Trading is slowly evolving into the use of AI. “The algorithm is rigid so it keeps doing the same thing over and over again. But AI can grow and learn, so you’re playing games against computers pretty much,” he says.

Contract for difference

Stewart explains one of the common ways of day trading – a contract for differences (CFD) is a financial contract between a trader and broker that pays the differences in the settlement price between the opening and closing trades.

“Let’s say I want to buy 100 shares in a company that cost €10 euro per share, that’s €10K. Those shares go up a euro, you make 10 per ent but you need the €10K to begin with. The CFD provider says you don’t have to put up all the money to buy 100 per cent of those shares, you put up a percentage and they will lend you the rest. If the share goes up by a euro, you’re making a euro per share but your outlay may have only been 5 per cent of the value of the shares in first place. Therefore your return is only a percentage. If it makes a loss, it’s going to amplify losses as well. They are treating 95 per cent as if it was a loan although there was no loan made, but they will still charge you interest on this,” he says.
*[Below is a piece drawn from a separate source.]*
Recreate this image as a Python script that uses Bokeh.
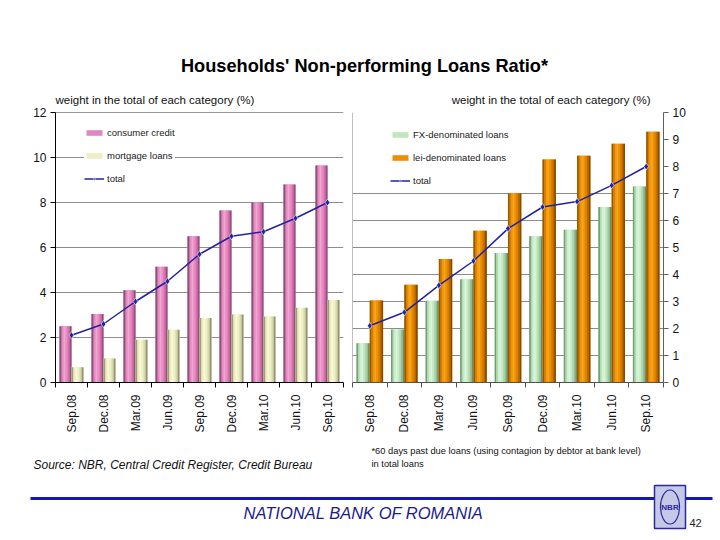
import math
from bokeh.plotting import figure
from bokeh.models import (Range1d, LinearAxis, FixedTicker,
                          Legend, LegendItem, Span, Grid, ColumnDataSource)
from bokeh.transform import dodge
from bokeh.layouts import column, row
from bokeh.core.properties import value
from bokeh.embed import file_html
from bokeh.resources import INLINE

# ---------------- data ----------------
categories = ["Sep.08", "Dec.08", "Mar.09", "Jun.09", "Sep.09", "Dec.09", "Mar.10", "Jun.10", "Sep.10"]
consumer_credit = [2.5, 3.05, 4.1, 5.15, 6.5, 7.65, 8.0, 8.8, 9.65]
mortgage_loans = [0.68, 1.07, 1.9, 2.35, 2.87, 3.02, 2.93, 3.32, 3.67]
total_ratio = [2.1, 2.6, 3.6, 4.5, 5.7, 6.5, 6.7, 7.3, 8.0]
fx_loans = [1.45, 1.96, 3.03, 3.82, 4.8, 5.42, 5.66, 6.5, 7.26]
lei_loans = [3.04, 3.62, 4.57, 5.62, 7.01, 8.26, 8.4, 8.84, 9.29]
left_ticks = [0, 2, 4, 6, 8, 10, 12]
right_ticks = [0, 1, 2, 3, 4, 5, 6, 7, 8, 9, 10]
left_grid = [2, 4, 6, 8, 10]
right_grid = [1, 2, 3, 4, 5, 6, 7]

FONT = "Liberation Sans"
LINE_C = "#22229E"
GRID_C = "#8C8C8C"
AXIS_TITLE = "weight in the total of each category (%)"

N = len(categories)
centers = [i + 0.5 for i in range(N)]          # category slots on a numeric scale
edges = list(range(N + 1))                      # slot boundaries (tick marks)
cat_labels = {c: lab for c, lab in zip(centers, categories)}

src = ColumnDataSource(dict(pos=centers, cat=categories, consumer=consumer_credit, mortgage=mortgage_loans,
                            total=total_ratio, fx=fx_loans, lei=lei_loans))

PINK = ["#8E4C74", "#C872A6", "#EA96CA", "#F2A6D6", "#EA90C6", "#DC80B6", "#C46AA0", "#93507C"]
CREAM = ["#9C9C7C", "#DCDCAE", "#F4F4D0", "#FAFAD8", "#F0F0C6", "#E2E2B4", "#C8C89C", "#929274"]
GREEN = ["#749E74", "#B2DAB2", "#D0F0D0", "#DAF6DA", "#C6EAC6", "#B0D8B0", "#94BE94", "#6A906A"]
ORANGE = ["#965800", "#D47E00", "#F29A12", "#F8A620", "#EE9200", "#DA8000", "#BC6A00", "#864C00"]


def shaded_bars(p, col, offset, width, colors, base_color):
    base = p.vbar(x=dodge("pos", offset), top=col, width=width, source=src,
                  fill_color=base_color, line_color=None)
    n = len(colors)
    sw = width / n
    for i, c in enumerate(colors):
        off = offset - width / 2 + (i + 0.5) * sw
        p.vbar(x=dodge("pos", off), top=col, width=sw * 1.05, source=src,
               fill_color=c, line_color=None)
    return base


def total_line(p):
    ln = p.line(x="pos", y="total", source=src, line_color=LINE_C, line_width=1.5)
    sc = p.scatter(x="pos", y="total", source=src, marker="diamond", size=7,
                   fill_color=LINE_C, line_color="white", line_width=0.6)
    return ln, sc


def cat_axis(color):
    return LinearAxis(ticker=FixedTicker(ticks=centers, minor_ticks=edges), major_label_overrides=cat_labels,
                      axis_line_color=color, major_tick_line_color=None, major_tick_out=0, major_tick_in=0,
                      minor_tick_line_color=color, minor_tick_out=5, minor_tick_in=0,
                      major_label_orientation=math.pi / 2, major_label_text_font=FONT,
                      major_label_text_font_size="12px", major_label_standoff=7,
                      major_label_text_color="#111111")


def y_axis(ticks, line_color):
    return LinearAxis(ticker=FixedTicker(ticks=ticks), major_tick_out=5, major_tick_in=0,
                      minor_tick_line_color=None, axis_line_color=line_color,
                      major_tick_line_color=line_color,
                      major_label_text_font=FONT, major_label_text_font_size="12px",
                      major_label_standoff=4, major_label_text_color="#111111")


def legend(items, loc, pad, bg):
    return Legend(items=items, location=loc, orientation="vertical", border_line_color=None,
                  background_fill_color="white", background_fill_alpha=bg, padding=pad, margin=0,
                  spacing=12, glyph_width=20, glyph_height=7, label_height=8, label_standoff=3,
                  label_text_font=FONT, label_text_font_size="9.5px", label_text_color="#1a1a1a")


def chart(width, y_max, borders):
    p = figure(width=width, height=334, x_range=Range1d(0, N), y_range=Range1d(0, y_max),
               output_backend="svg", toolbar_location=None,
               x_axis_location=None, y_axis_location=None, outline_line_color=None,
               min_border_left=borders[0], min_border_right=borders[1],
               min_border_top=borders[2], min_border_bottom=borders[3])
    p.grid.visible = False
    return p


# ---------------- left chart ----------------
pl = chart(347, 12, (55, 4, 6, 58))
pl.add_layout(Grid(dimension=1, ticker=FixedTicker(ticks=left_grid), grid_line_color=GRID_C))
pl.add_layout(y_axis(left_ticks, "black"), "left")
pl.add_layout(cat_axis("black"), "below")

b_cons = shaded_bars(pl, "consumer", -0.1875, 0.375, PINK, "#E088BE")
b_mort = shaded_bars(pl, "mortgage", 0.1875, 0.375, CREAM, "#EEEEC4")
l_ln, l_sc = total_line(pl)
pl.add_layout(legend([LegendItem(label="consumer credit", renderers=[b_cons]),
                      LegendItem(label="mortgage loans", renderers=[b_mort]),
                      LegendItem(label="total", renderers=[l_ln, l_sc])], (29, 198), 14, 1.0))
pl.add_layout(Span(location=12, dimension="width", line_color="#333333", line_width=1))

# ---------------- right chart ----------------
pr = chart(373, 10, (5, 57, 4, 58))
pr.add_layout(Grid(dimension=1, ticker=FixedTicker(ticks=right_grid), grid_line_color=GRID_C))
pr.add_layout(y_axis(right_ticks, "#606060"), "right")
pr.add_layout(cat_axis("#505050"), "below")
pr.add_layout(Span(location=0, dimension="height", line_color="#808080", line_width=1))

b_fx = shaded_bars(pr, "fx", -0.1925, 0.385, GREEN, "#C0E6C0")
b_lei = shaded_bars(pr, "lei", 0.1925, 0.385, ORANGE, "#EE8E00")
r_ln, r_sc = total_line(pr)
pr.add_layout(legend([LegendItem(label="FX-denominated loans", renderers=[b_fx]),
                      LegendItem(label="lei-denominated loans", renderers=[b_lei]),
                      LegendItem(label="total", renderers=[r_ln, r_sc])], (38, 196), 0, 0.0))


# ---------------- title & footer ----------------
def blank(w, h):
    p = figure(width=w, height=h, x_range=Range1d(0, w), y_range=Range1d(0, h), output_backend="svg",
               toolbar_location=None, min_border=0, x_axis_location=None, y_axis_location=None,
               outline_line_color=None)
    p.grid.visible = False
    return p


pt = blank(720, 106)
pt.text(x=[364], y=[41], text=["Households' Non-performing Loans Ratio*"], text_font=value(FONT),
        text_font_style="bold", text_font_size="18.2px", text_align="center", text_baseline="middle",
        text_color="#000000")
pt.text(x=[55], y=[6.5], text=[AXIS_TITLE], text_font=value(FONT), text_font_size="11.5px",
        text_align="left", text_baseline="middle", text_color="#111111")
pt.text(x=[650], y=[6.5], text=[AXIS_TITLE], text_font=value(FONT), text_font_size="11.5px",
        text_align="right", text_baseline="middle", text_color="#111111")

pb = blank(720, 100)
pb.text(x=[33], y=[76], text=["Source: NBR, Central Credit Register, Credit Bureau"], text_font=value(FONT),
        text_font_style="italic", text_font_size="12px", text_align="left", text_baseline="middle",
        text_color="#111111")
pb.text(x=[371, 371], y=[90, 77],
        text=["*60 days past due  loans (using contagion by debtor at bank level)", "in total loans"],
        text_font=value(FONT), text_font_size="9.3px", text_align="left", text_baseline="middle",
        text_color="#111111")
pb.segment(x0=[30, 685], y0=[42, 42], x1=[654, 712], y1=[42, 42], line_color="#1414C4", line_width=3)
pb.rect(x=[669.5], y=[33.5], width=[31], height=[43], fill_color="#C5C9E6", line_color="#2A2AA0",
        line_width=1.5)
pb.ellipse(x=[669.5], y=[33.5], width=[19], height=[34], fill_color=None, line_color="#2A2AA0",
           line_width=1.2)
pb.text(x=[669.5], y=[33.5], text=["NBR"], text_font=value(FONT), text_font_style="bold",
        text_font_size="8px", text_align="center", text_baseline="middle", text_color="#2A2AA0")
pb.text(x=[363], y=[28], text=["NATIONAL BANK OF ROMANIA"], text_font=value(FONT),
        text_font_style="italic", text_font_size="16.5px", text_align="center", text_baseline="middle",
        text_color="#1C1C8C")
pb.text(x=[695], y=[18], text=["42"], text_font=value(FONT), text_font_size="11px",
        text_align="center", text_baseline="middle", text_color="#222222")

layout = column(pt, row(pl, pr), pb)
open("out.html", "w").write(file_html(layout, INLINE))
“This example does ignore the effect of spreads when investors buy in. In other words you buy in at a higher price and sell at a lower price, rather like the foreign exchange desk in your high street bank.

“You are unlikely to be able to buy in/cash out at a single price. So the value of the underlying has to “cross the spread” before any gain accrues to the investor,” he says.

While day trading can be profitable for some, there are many disadvantages and Stewart reiterates: the stakes are far higher for those that do participate.